Once a workflow is configured, data can be received or pulled through:
- SFTP
- API
Cointab can also run reconciliation on a schedule once the required files are available. That makes it easier to keep finance, accounting, analytics, or operations teams up to date with current reconciliation outputs.
After the run, output can be delivered back to other systems through email, SFTP, or API.
What finance teams get from the report
Cointab's report view is built for review and follow-up. It helps teams understand what happened in the reconciliation run, what remains open, and what needs attention.
Typical report outputs include:
- Summary counts
- Matched transactions
- Partially matched transactions
- Unmatched transactions
- Skipped transactions
- Filters for deeper review
- Transaction-level detail
- Excel download for audit or partner follow-up
This makes it easier to close exceptions, support month-end work, and maintain a consistent review trail.
Why USA fintech teams use a structured reconciliation workflow
For fintech finance teams, the value is not just faster matching. It is also about control, repeatability, and visibility.
Cointab helps teams:
- Reduce spreadsheet dependency
- Keep reconciliation logic reusable
- Review exceptions in a structured way
- Handle multiple reports across systems
- Support recurring payment and settlement workflows
- Maintain audit-friendly reports and history
That combination is especially useful for fast-moving fintech organizations where transaction data changes frequently and manual reconciliation can slow down close cycles.
Reconciliation dashboard and team collaboration
Cointab keeps reconciliation history available on a shared dashboard so teams can review prior runs, periods, status, and report history.
It also supports team workspaces with roles and access control, which helps finance, accounting, and operations teams work from the same reconciliation setup instead of passing spreadsheets around.
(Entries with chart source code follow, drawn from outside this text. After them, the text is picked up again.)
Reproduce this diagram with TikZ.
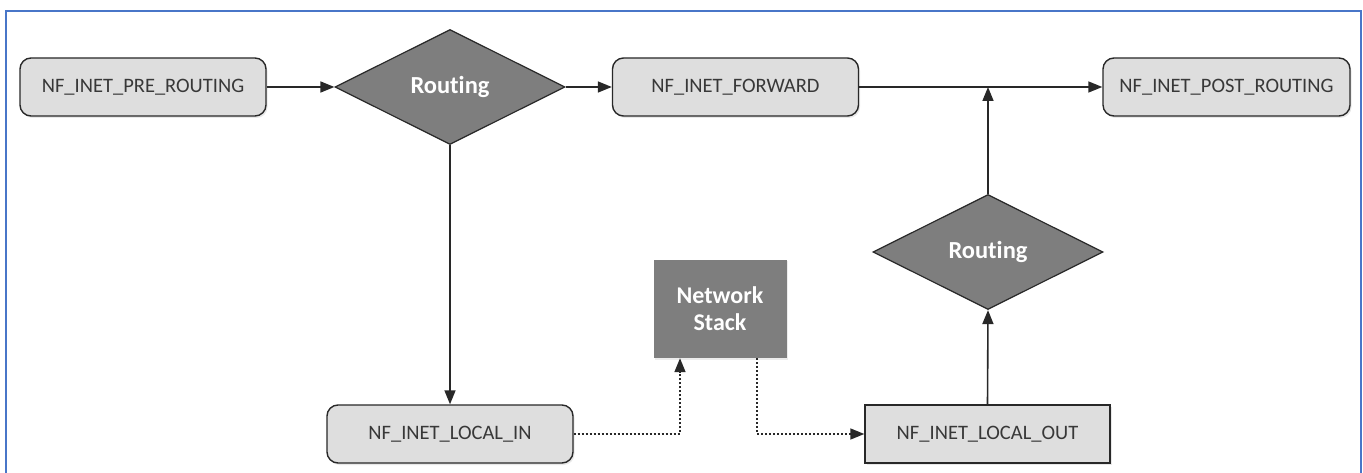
\documentclass[tikz,border=0pt]{standalone}
\usepackage{fontspec}
\setmainfont{Carlito}[Ligatures={NoCommon}]
\usetikzlibrary{shapes.geometric,arrows.meta,shadows}
\definecolor{frameblue}{RGB}{72,118,200}
\definecolor{hookfill}{RGB}{222,222,222}
\definecolor{darkfill}{RGB}{126,126,126}
\definecolor{edgecol}{RGB}{40,40,40}
\tikzset{
  hook/.style={draw=edgecol, line width=1.4pt, fill=hookfill,
    minimum width=246pt, minimum height=58pt, inner sep=0pt,
    font=\fontsize{20.5}{24}\selectfont, text=black!78,
    drop shadow={opacity=0.18, shadow xshift=1.5pt, shadow yshift=-2pt}},
  roundhook/.style={hook, rounded corners=11pt},
  decision/.style={diamond, aspect=2, draw=edgecol, line width=1.2pt, fill=darkfill,
    minimum width=230pt, minimum height=115pt, inner sep=0pt,
    font=\fontsize{24.5}{28}\selectfont\bfseries, text=white},
  stackbox/.style={fill=darkfill, minimum width=133pt, minimum height=98pt,
    inner sep=0pt, align=center, font=\fontsize{24}{27}\selectfont\bfseries, text=white,
    drop shadow={opacity=0.15, shadow xshift=1pt, shadow yshift=-1.5pt}},
  flow/.style={draw=edgecol, line width=1.6pt,
    -{Triangle[length=14pt,width=11pt]}},
  dotflow/.style={flow, dash pattern=on 2pt off 2pt}
}
\begin{document}
\begin{tikzpicture}[x=1pt,y=-1pt]
\useasboundingbox (0,0) rectangle (1363,473);
\fill[white] (0,0) rectangle (1363,473);
% outer frame
\draw[frameblue, line width=1.8pt] (6,473) -- (6,11) -- (1361,11) -- (1361,473);

% hook points and decisions
\node[roundhook] (pre)  at (143,87)   {NF\_INET\_PRE\_ROUTING};
\node[decision]  (rt1)  at (450,87)   {Routing};
\node[roundhook] (fwd)  at (735.5,87) {NF\_INET\_FORWARD};
\node[roundhook, minimum width=247pt] (post) at (1226.5,87) {NF\_INET\_POST\_ROUTING};
\node[decision]  (rt2)  at (988,252)  {Routing};
\node[stackbox]  (net)  at (720,309)  {Network\\Stack};
\node[roundhook] (lin)  at (450,434)  {NF\_INET\_LOCAL\_IN};
\node[hook, minimum width=245pt] (lout) at (987.5,434) {NF\_INET\_LOCAL\_OUT};

\coordinate (join) at (rt2.north |- fwd.east);

% packet flow
\draw[flow] (pre.east) -- (rt1.west);
\draw[flow] (rt1.east) -- (fwd.west);
\draw[flow] (fwd.east) -- (post.west);
\draw[flow] (rt2.north) -- (join);
\draw[flow] (rt1.south) -- (lin.north);
\draw[flow] (lout.north) -- (rt2.south);

% local delivery through the stack
\draw[dotflow] (lin.east) -| ([xshift=-40pt]net.south);
\draw[dotflow] ([xshift=37pt]net.south) |- (lout.west);
\end{tikzpicture}
\end{document}
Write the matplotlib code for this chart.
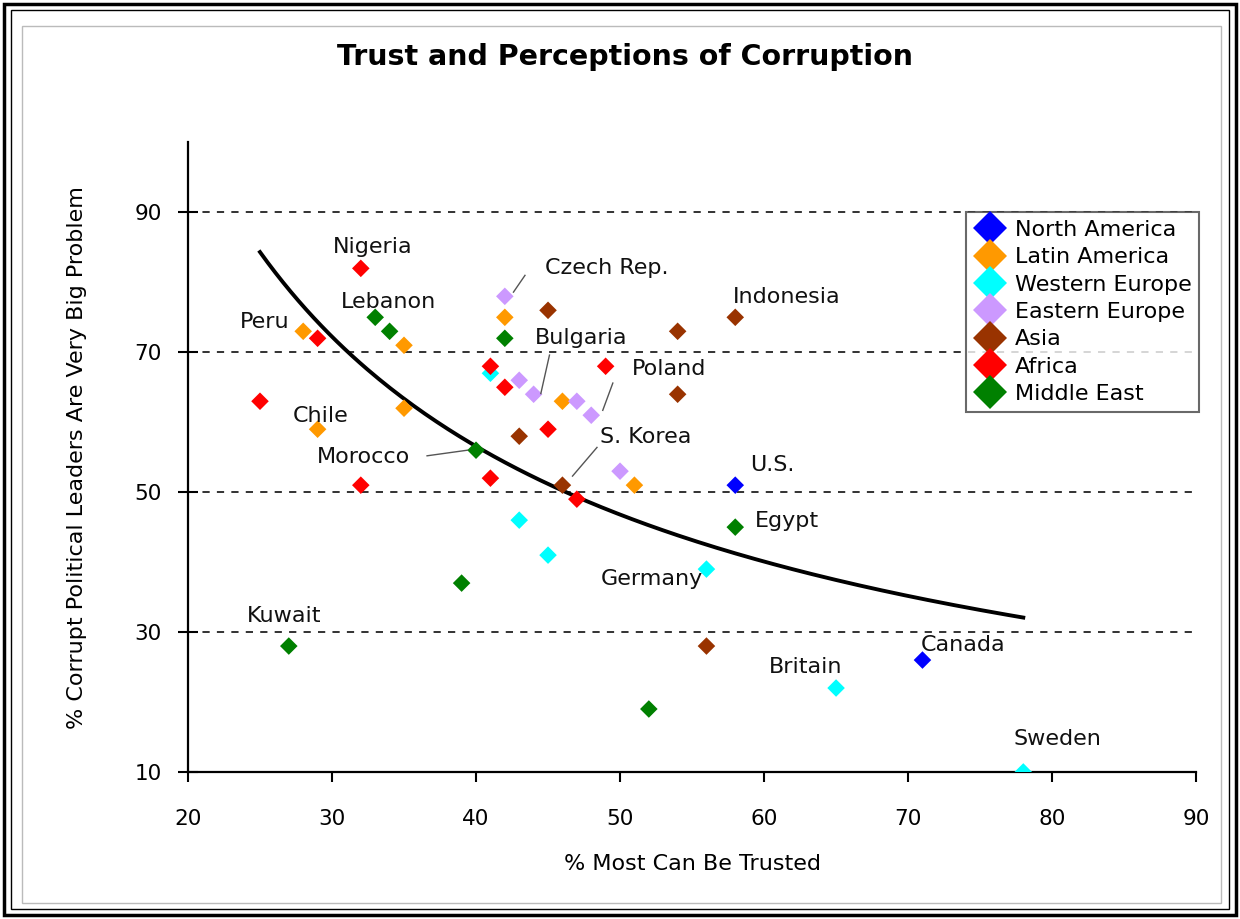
import numpy as np
import matplotlib
matplotlib.use("Agg")
import matplotlib.pyplot as plt
from matplotlib.patches import Rectangle
from matplotlib import font_manager

# ---------------- data ----------------
regions = ["North America", "Latin America", "Western Europe", "Eastern Europe",
           "Asia", "Africa", "Middle East"]
colors = ["#0000FF", "#FF9900", "#00FFFF", "#CC99FF", "#993300", "#FF0000", "#008000"]

na_x = [58, 71]
na_y = [51, 26]
la_x = [28, 35, 35, 29, 42, 46, 51]
la_y = [73, 71, 62, 59, 75, 63, 51]
we_x = [41, 43, 45, 56, 65, 78]
we_y = [67, 46, 41, 39, 22, 10]
ee_x = [42, 43, 44, 47, 48, 50]
ee_y = [78, 66, 64, 63, 61, 53]
as_x = [45, 54, 58, 54, 43, 46, 56]
as_y = [76, 73, 75, 64, 58, 51, 28]
af_x = [32, 29, 25, 32, 41, 42, 49, 45, 41, 47]
af_y = [82, 72, 63, 51, 68, 65, 68, 59, 52, 49]
me_x = [33, 34, 40, 42, 58, 39, 27, 52]
me_y = [75, 73, 56, 72, 45, 37, 28, 19]

series_x = [na_x, la_x, we_x, ee_x, as_x, af_x, me_x]
series_y = [na_y, la_y, we_y, ee_y, as_y, af_y, me_y]

# country labels: text, text position (data coords)
label_names = ["Nigeria", "Lebanon", "Peru", "Chile", "Indonesia", "U.S.",
               "Egypt", "Germany", "Kuwait", "Canada", "Britain", "Sweden",
               "Czech Rep.", "Bulgaria", "Poland", "S. Korea", "Morocco"]
label_x = [32.8, 33.9, 25.3, 29.2, 61.6, 60.6, 61.6, 52.2, 26.7, 73.8, 62.9, 80.4,
           49.1, 47.3, 53.4, 51.8, 32.2]
label_y = [85.0, 77.2, 74.4, 60.9, 77.9, 53.9, 45.9, 37.6, 32.3, 28.1, 25.0, 14.7,
           82.1, 72.1, 67.6, 57.9, 55.0]

# leader lines: (x0, y0) -> (x1, y1)
lead_x0 = [42.6, 45.1, 49.5, 48.4, 36.6]
lead_y0 = [78.6, 69.6, 65.6, 56.4, 55.2]
lead_x1 = [43.4, 44.5, 48.8, 46.7, 39.4]
lead_y1 = [81.0, 64.1, 61.7, 52.3, 56.0]

avail = {f.name for f in font_manager.fontManager.ttflist}
narrow = "Liberation Sans Narrow" if "Liberation Sans Narrow" in avail else None

# ---------------- figure ----------------
fig = plt.figure(figsize=(12.4, 9.19), dpi=100)
fig.patch.set_facecolor("white")

# frame borders
fig.add_artist(Rectangle((0.003, 0.004), 0.994, 0.992, transform=fig.transFigure,
                         fill=False, edgecolor="black", linewidth=2.5))
fig.add_artist(Rectangle((0.009, 0.011), 0.982, 0.978, transform=fig.transFigure,
                         fill=False, edgecolor="black", linewidth=1.0))
fig.add_artist(Rectangle((0.018, 0.017), 0.967, 0.955, transform=fig.transFigure,
                         fill=False, edgecolor="#BBBBBB", linewidth=1.0))

ax = fig.add_axes([0.1516, 0.160, 0.813, 0.685])

for rx, ry, c in zip(series_x, series_y, colors):
    ax.scatter(rx, ry, marker="D", s=80, color=c, edgecolors="none", zorder=4)

# power trend line (Excel-style) over the data range
all_x = np.concatenate([np.array(v, float) for v in series_x])
all_y = np.concatenate([np.array(v, float) for v in series_y])
b, ln_a = np.polyfit(np.log(all_x), np.log(all_y), 1)
tx = np.linspace(all_x.min(), all_x.max(), 200)
ty = np.exp(ln_a) * tx ** b
ax.plot(tx, ty, color="black", linewidth=2.8, zorder=3)

lab_fs = 16
# labels
for name, lx, ly in zip(label_names, label_x, label_y):
    ax.text(lx, ly, name, fontsize=lab_fs, ha="center", va="center",
            color="#111111", zorder=5)
for x0, y0, x1, y1 in zip(lead_x0, lead_y0, lead_x1, lead_y1):
    ax.plot([x0, x1], [y0, y1], color="#555555", linewidth=1.0, zorder=5)

ax.set_xlim(20, 90)
ax.set_ylim(10, 100)
ax.set_xticks([20, 30, 40, 50, 60, 70, 80, 90])
ax.set_yticks([10, 30, 50, 70, 90])
for gy in [30, 50, 70, 90]:
    ax.axhline(gy, color="#222222", linestyle=(0, (4, 4)), linewidth=1.3, zorder=1)

for s in ["top", "right"]:
    ax.spines[s].set_visible(False)
for s in ["left", "bottom"]:
    ax.spines[s].set_linewidth(1.6)
ax.tick_params(axis="x", direction="out", length=7, width=1.5, labelsize=15.5, pad=20)
ax.tick_params(axis="y", direction="inout", length=14, width=1.5, labelsize=15.5, pad=12)

ax.set_xlabel("% Most Can Be Trusted", fontsize=16, labelpad=18)
if narrow:
    ax.set_ylabel("% Corrupt Political Leaders Are Very Big Problem", fontsize=18.5,
                  family=narrow, labelpad=34)
    fig.text(0.504, 0.938, "Trust and Perceptions of Corruption", fontsize=24,
             fontweight="bold", family=narrow, ha="center", va="center")
else:
    ax.set_ylabel("% Corrupt Political Leaders Are Very Big Problem", fontsize=16,
                  labelpad=34)
    fig.text(0.504, 0.938, "Trust and Perceptions of Corruption", fontsize=20.5,
             fontweight="bold", ha="center", va="center")

handles = [plt.Line2D([], [], marker="D", linestyle="none", color=c,
                      markersize=17, markeredgewidth=0) for c in colors]
leg = ax.legend(handles, regions, loc="upper right", bbox_to_anchor=(1.003, 0.889),
                fontsize=16, frameon=True, fancybox=False, handlelength=1.5,
                handletextpad=0.35, labelspacing=0.33, borderpad=0.35,
                borderaxespad=0.0)
leg.get_frame().set_edgecolor("#444444")
leg.get_frame().set_linewidth(1.5)

fig.savefig("out.png", dpi=100)
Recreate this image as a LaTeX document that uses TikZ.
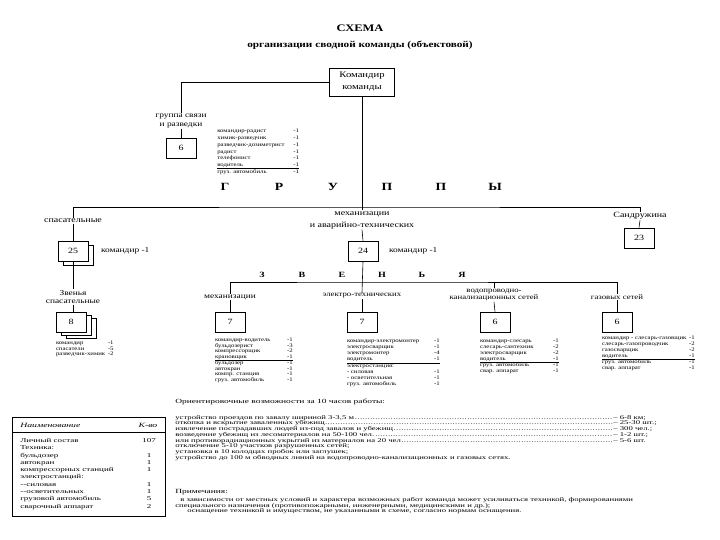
\documentclass[tikz,border=0pt]{standalone}
\usepackage{fontspec}
\setmainfont[FakeStretch=1.25]{Liberation Serif}
\newfontfamily\widefont[FakeStretch=1.5]{Liberation Serif}
\usetikzlibrary{positioning}

\tikzset{
  box/.style={draw, fill=white, minimum width=30pt, minimum height=20pt, inner sep=1pt, font=\fontsize{8}{9}\selectfont},
  lbl/.style={align=center, inner sep=0.5pt, font=\fontsize{7.5}{8.5}\selectfont},
  big/.style={inner sep=0pt, font=\bfseries\fontsize{11}{12}\selectfont},
  small/.style={inner sep=0pt, font=\bfseries\fontsize{8}{9}\selectfont},
  lst/.style={anchor=north west, inner sep=0pt, font=\fontsize{5.4}{5.6}\selectfont},
  txt/.style={anchor=north west, inner sep=0pt, align=left, font=\widefont\fontsize{5.8}{5.7}\selectfont},
}
\newcommand{\crew}[2]{\setlength{\tabcolsep}{0pt}\setlength{\arrayrulewidth}{0.6pt}%
  \begin{tabular}{@{}p{#1}@{}r@{}}#2\end{tabular}}
\newcommand{\dotline}[2]{\makebox[438pt][l]{#1\dotfill}#2}

\begin{document}
\begin{tikzpicture}[x=1pt, y=-1pt, line width=0.6pt]
\fill[white] (0,0) rectangle (720,540);
\useasboundingbox (0,0) rectangle (720,540);

% title
\node[font=\bfseries\fontsize{10}{11}\selectfont] (title) at (360,28) {СХЕМА};
\node[font=\bfseries\fontsize{9}{10}\selectfont] (subtitle) at (360,45) {организации сводной команды (объектовой)};

% commander
\node[box, minimum width=65pt, minimum height=28pt, align=center, font=\fontsize{8.5}{12}\selectfont] (cmd) at (362,82) {Командир\\команды};

% group of communication
\node[lbl] (gl) at (181,121) {группа связи\\и разведки};
\node[box] (gb) at (181,148) {6};
\node[lst, font=\fontsize{5.4}{6.7}\selectfont] (gls) at (217,128) {\crew{76pt}{командир-радист & -1\\химик-разведчик & -1\\разведчик-дозиметрист & -1\\радист & -1\\телефонист & -1\\водитель & -1\\\hline груз. автомобиль & -1}};

\foreach \ch [count=\i] in {Г,Р,У,П,П,Ы}
  \node[big] (gr\i) at ({171+54*\i},187) {\ch};

% groups
\coordinate (bar) at (362,207);
\node[lbl, font=\fontsize{8}{9}\selectfont] (lsp) at (73,221) {спасательные};
\node[lbl, font=\fontsize{8}{12}\selectfont] (ma) at (362,220) {механизации\\и аварийно-технических};
\node[lbl, font=\fontsize{8}{9}\selectfont] (sd) at (640,216) {Сандружина};

\node[box] (b25s) at (78,255) {};
\node[box] (b25) at (73,251) {25};
\node[lbl, right=12pt of b25] (c25) {командир -1};
\node[box] (b24) at (363,251) {24};
\node[lbl, right=10pt of b24] (c24) {командир -1};
\node[box] (b23) at (639,238) {23};

\draw (cmd.west) -| (gl.north);
\draw (gl.south) -- (gb.north);
\draw (cmd.south) -- (bar);
\draw (lsp.north) |- (bar) -| (sd.north);
\draw (bar) -- (ma.north);
\draw (lsp.south) -- (b25.north);
\draw (ma.south) -- (b24.north);
\draw (sd.south) -- (b23.north);

% rescue links
\node[lbl] (zl) at (73,297) {Звенья\\спасательные};
\node[box] (b8c) at (81,328) {};
\node[box] (b8b) at (76,325) {};
\node[box] (b8) at (71,322) {8};
\draw (b25.south) -- (zl.north);
\draw (zl.south) -- (zl.south |- b8.north);
\node[below=8pt of b8.south west, lst] (l8) {\crew{52pt}{командир & -1\\спасатели & -5\\разведчик-химик & -2}};

% links of box 24
\foreach \ch [count=\i] in {З,В,Е,Н,Ь,Я}
  \node[small] (zv\i) at ({222+40*\i},275) {\ch};

\coordinate (zbar) at (362,282);
\node[lbl] (m1) at (230,297) {механизации};
\node[lbl, font=\fontsize{7}{8}\selectfont] (m2) at (362,296) {электро-технических};
\node[lbl, font=\fontsize{7}{7.5}\selectfont] (m3) at (494,295) {водопроводно-\\канализационных сетей};
\node[lbl, font=\fontsize{7}{8}\selectfont] (m4) at (617,297) {газовых сетей};
\draw (m1.north) |- (zbar) -| (m4.north);
\draw (b24.south) -- (m2.north);
\draw (m3.north) -- (m3.north |- zbar);

\node[box] (k1) at (230,322) {7};
\node[box] (k2) at (362,322) {7};
\node[box] (k3) at (495,322) {6};
\node[box] (k4) at (617,322) {6};
\foreach \i in {1,...,4}
  \draw (m\i.south) -- (k\i.north);

\node[below=5pt of k1.south west, lst] (lk1) {\crew{72pt}{командир-водитель & -1\\бульдозерист & -3\\компрессорщик & -2\\крановщик & -1\\\hline бульдозер & -1\\автокран & -1\\компр. станция & -1\\груз. автомобиль & -1}};
\node[below=6pt of k2.south west, lst, font=\fontsize{5.4}{6}\selectfont] (lk2) {\crew{87pt}{командир-электромонтер & -1\\электросварщик & -1\\электромонтер & -4\\водитель & -1\\\hline электростанция: & \\- силовая & -1\\- осветительная & -1\\груз. автомобиль & -1}};
\node[below=6pt of k3.south west, lst, font=\fontsize{5.4}{5.8}\selectfont] (lk3) {\crew{73pt}{командир-слесарь & -1\\слесарь-сантехник & -2\\электросварщик & -2\\водитель & -1\\\hline груз. автомобиль & -1\\свар. аппарат & -1}};
\node[below=3pt of k4.south west, lst, font=\fontsize{5.4}{5.8}\selectfont] (lk4) {\crew{87pt}{командир - слесарь-газовщик & -1\\слесарь-газопроводчик & -2\\газосварщик & -2\\водитель & -1\\\hline груз. автомобиль & -1\\свар. аппарат & -1}};

% table
\node[draw, minimum width=153pt, minimum height=99pt, anchor=north west, inner sep=0pt] (tbl) at (12,417) {};
\coordinate (th) at (0,432);
\draw (tbl.west |- th) -- (tbl.east |- th);
\node[anchor=west, inner sep=0pt, font=\widefont\itshape\fontsize{6.5}{7}\selectfont] (thn) at (20,425) {Наименование};
\node[inner sep=0pt, font=\widefont\itshape\fontsize{6.5}{7}\selectfont] (thq) at (148,425) {К-во};
\node[anchor=north west, inner sep=0pt, font=\widefont\fontsize{6}{7.3}\selectfont] (tb) at (20,437) {\setlength{\tabcolsep}{0pt}\begin{tabular}{@{}p{122pt}@{}c@{}}
Личный состав & 107\\
Техника: & \\
бульдозер & 1\\
автокран & 1\\
компрессорных станций & 1\\
электростанций: & \\
--силовая & 1\\
--осветительных & 1\\
грузовой автомобиль & 5\\
сварочный аппарат & 2\end{tabular}};

% abilities
\node[anchor=west, inner sep=0pt, font=\widefont\fontsize{6.3}{7}\selectfont] (abh) at (175,402) {Ориентировочные возможности за 10 часов работы:};
\node[txt] (ab) at (175,415) {\dotline{устройство проездов по завалу шириной 3-3,5 м}{– 6-8 км;}\\
\dotline{откопка и вскрытие заваленных убежищ}{– 25-30 шт.;}\\
\dotline{извлечение пострадавших людей из-под завалов и убежищ}{– 300 чел.;}\\
\dotline{возведение убежищ из лесоматериалов на 50-100 чел.}{– 1-2 шт.;}\\
\dotline{или противорадиационных укрытий из материалов на 20 чел}{– 5-6 шт.}\\
отключение 5-10 участков разрушенных сетей;\\
установка в 10 колодцах пробок или заглушек;\\
устройство до 100 м обводных линий на водопроводно-канализационных и газовых сетях.};

\node[anchor=west, inner sep=0pt, font=\widefont\fontsize{6.3}{7}\selectfont] (nth) at (175,492) {Примечания:};
\node[txt] (nt) at (175,497) {\hspace*{5pt}в зависимости от местных условий и характера возможных работ команда может усиливаться техникой, формированиями\\
специального назначения (противопожарными, инженерными, медицинскими и др.);\\
\hspace*{12pt}оснащение техникой и имуществом, не указанными в схеме, согласно нормам оснащения.};
\end{tikzpicture}
\end{document}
What this means in practice
- One team workspace for shared visibility
- Clear history of who ran each reconciliation
- Reusable workflows for recurring periods
- Audit-friendly access and reporting
A fit for both standard and custom fintech workflows
Some fintech teams use standard partner reports. Others need a more custom workflow that combines several internal and external data sources.
Cointab supports both:
- Popular reconciliations for common standard workflows
- Custom reconciliations for business-specific matching requirements
That flexibility makes it useful for finance teams that need a practical reconciliation system rather than a one-off spreadsheet process.